2018 Barbadian general election

2018 Barbadian general election

24 May 2018

All 30 seats in the House of Assembly
16 seats needed for a majority
Turnout59.56% (2.46pp)
  First party Second party
 
Leader Mia Mottley Freundel Stuart
Party BLP DLP
Leader since 26 February 2013 23 October 2010
Leader's seat St. Michael North East St. Michael South
(defeated)
Last election 48.22%, 14 seats 16 seats, 51.3%
Seats won 30 0
Seat change 16 16
Popular vote 112,955 33,551
Percentage 73.47% 21.82%
Swing 25.25pp 29.48pp

Results by constituency

Prime Minister before election

Freundel Stuart
DLP

Elected Prime Minister

Mia Mottley
BLP

General elections were held in Barbados on 24 May 2018. The result was a landslide victory for the opposition Barbados Labour Party (BLP), which won all 30 seats in the House of Assembly, resulting in BLP leader Mia Mottley becoming the country's first female Prime Minister. The BLP's victory was the first time a party had won every seat in the House of Assembly. Previously, the most one-sided result for a Barbadian election had been in 1999, when the BLP won 26 of the 28 seats. The BLP's 73.5 percent vote share was also the highest on record.

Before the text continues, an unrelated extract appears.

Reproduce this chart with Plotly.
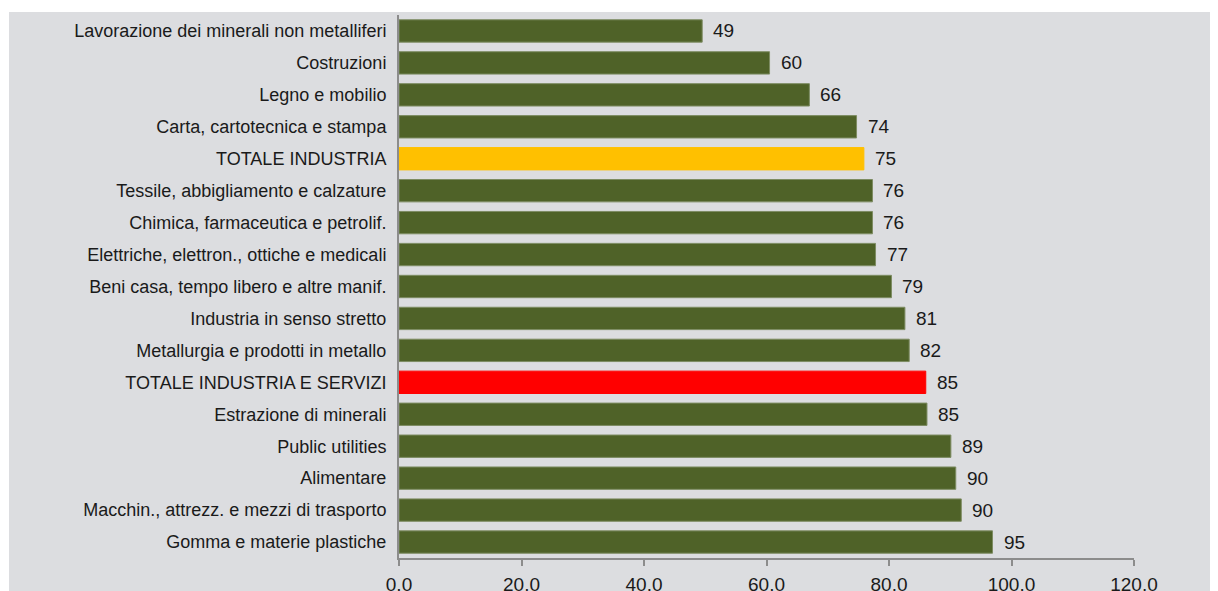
import plotly.graph_objects as go

categories = [
    "Lavorazione dei minerali non metalliferi",
    "Costruzioni",
    "Legno e mobilio",
    "Carta, cartotecnica e stampa",
    "TOTALE INDUSTRIA",
    "Tessile, abbigliamento e calzature",
    "Chimica, farmaceutica e petrolif.",
    "Elettriche, elettron., ottiche e medicali",
    "Beni casa, tempo libero e altre manif.",
    "Industria in senso stretto",
    "Metallurgia e prodotti in metallo",
    "TOTALE INDUSTRIA E SERVIZI",
    "Estrazione di minerali",
    "Public utilities",
    "Alimentare",
    "Macchin., attrezz. e mezzi di trasporto",
    "Gomma e materie plastiche",
]
values = [49.5, 60.5, 67.0, 74.7, 75.9, 77.3, 77.3, 77.8, 80.4, 82.6, 83.3,
          86.0, 86.2, 90.1, 90.9, 91.8, 96.9]
labels = ["49", "60", "66", "74", "75", "76", "76", "77", "79", "81", "82",
          "85", "85", "89", "90", "90", "95"]
x_ticks = [0, 20, 40, 60, 80, 100, 120]
x_tick_labels = ["0.0", "20.0", "40.0", "60.0", "80.0", "100.0", "120.0"]

GREEN = "#4f6228"
colors = []
edges = []
for c in categories:
    if c == "TOTALE INDUSTRIA":
        colors.append("#ffc000"); edges.append("#ffc000")
    elif c == "TOTALE INDUSTRIA E SERVIZI":
        colors.append("#ff0000"); edges.append("#ff0000")
    else:
        colors.append(GREEN); edges.append("#7d8c62")

BG = "#dcdde0"
FONT = "Liberation Sans, Arial, sans-serif"
TXT = "#1a1a1a"

fig = go.Figure()
fig.add_trace(go.Bar(
    x=values, y=categories, orientation="h",
    marker=dict(color=colors, line=dict(color=edges, width=1)),
    hoverinfo="x+y", width=0.7,
))

annotations = []
for c, v, t in zip(categories, values, labels):
    annotations.append(dict(x=v, y=c, xref="x", yref="y", text=t, showarrow=False,
                            xanchor="left", yanchor="middle", xshift=9,
                            font=dict(family=FONT, size=19, color=TXT)))

# page has an 8px body margin; figure sized to fit the window exactly
W, H = 1210, 583
L, R, T, B = 391, 84, 7, 33
pw, ph = W - L - R, H - T - B
x0 = (1 - L) / pw
x1 = (W - L) / pw + 0.01
y1 = (H - B - 4) / ph
y0 = -(B + 2) / ph

fig.update_layout(
    width=W, height=H,
    margin=dict(l=L, r=R, t=T, b=B, pad=0, autoexpand=False),
    paper_bgcolor="white",
    plot_bgcolor="rgba(0,0,0,0)",
    showlegend=False,
    bargap=0.3,
    font=dict(family=FONT, size=18, color=TXT),
    annotations=annotations,
    shapes=[dict(type="rect", xref="paper", yref="paper", x0=x0, x1=x1, y0=y0, y1=y1,
                 fillcolor=BG, line=dict(width=0), layer="below")],
    xaxis=dict(
        range=[0, 120], tickvals=x_ticks, ticktext=x_tick_labels,
        showgrid=False, zeroline=False, showline=True, linecolor="#8c8c8c", linewidth=2,
        ticks="outside", ticklen=6, tickcolor="#8c8c8c", tickwidth=2,
        ticklabelstandoff=2, automargin=False,
        tickfont=dict(family=FONT, size=19, color=TXT),
        fixedrange=True,
    ),
    yaxis=dict(
        autorange="reversed", showgrid=False, zeroline=False,
        showline=True, linecolor="#8c8c8c", linewidth=2, ticks="",
        ticklabelstandoff=7, automargin=False,
        tickfont=dict(family=FONT, size=18, color=TXT),
        fixedrange=True,
    ),
)

fig.write_html("out.html")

The ruling Democratic Labour Party (DLP) led by Freundel Stuart lost all 16 seats, the worst defeat of a sitting government in Barbadian history. The DLP saw its vote share more than halve compared to the previous elections in 2013, with only one of its candidates receiving more than 40 percent of the vote. Stuart was defeated in his own constituency, receiving only 26.7 percent of the vote, the second time a sitting Prime Minister had lost their own seat. It was also the first time since independence that the constituency of St John, a traditionally DLP stronghold, was won by the BLP.

The election was fought primarily on the DLP's stewardship of the economy during its decade in power. The government had had to contend with numerous downgrades of its credit rating due to fallout from the 2008 financial crisis. The BLP criticised the DLP over rising taxes and a declining standard of living, and promised numerous infrastructure upgrades if elected.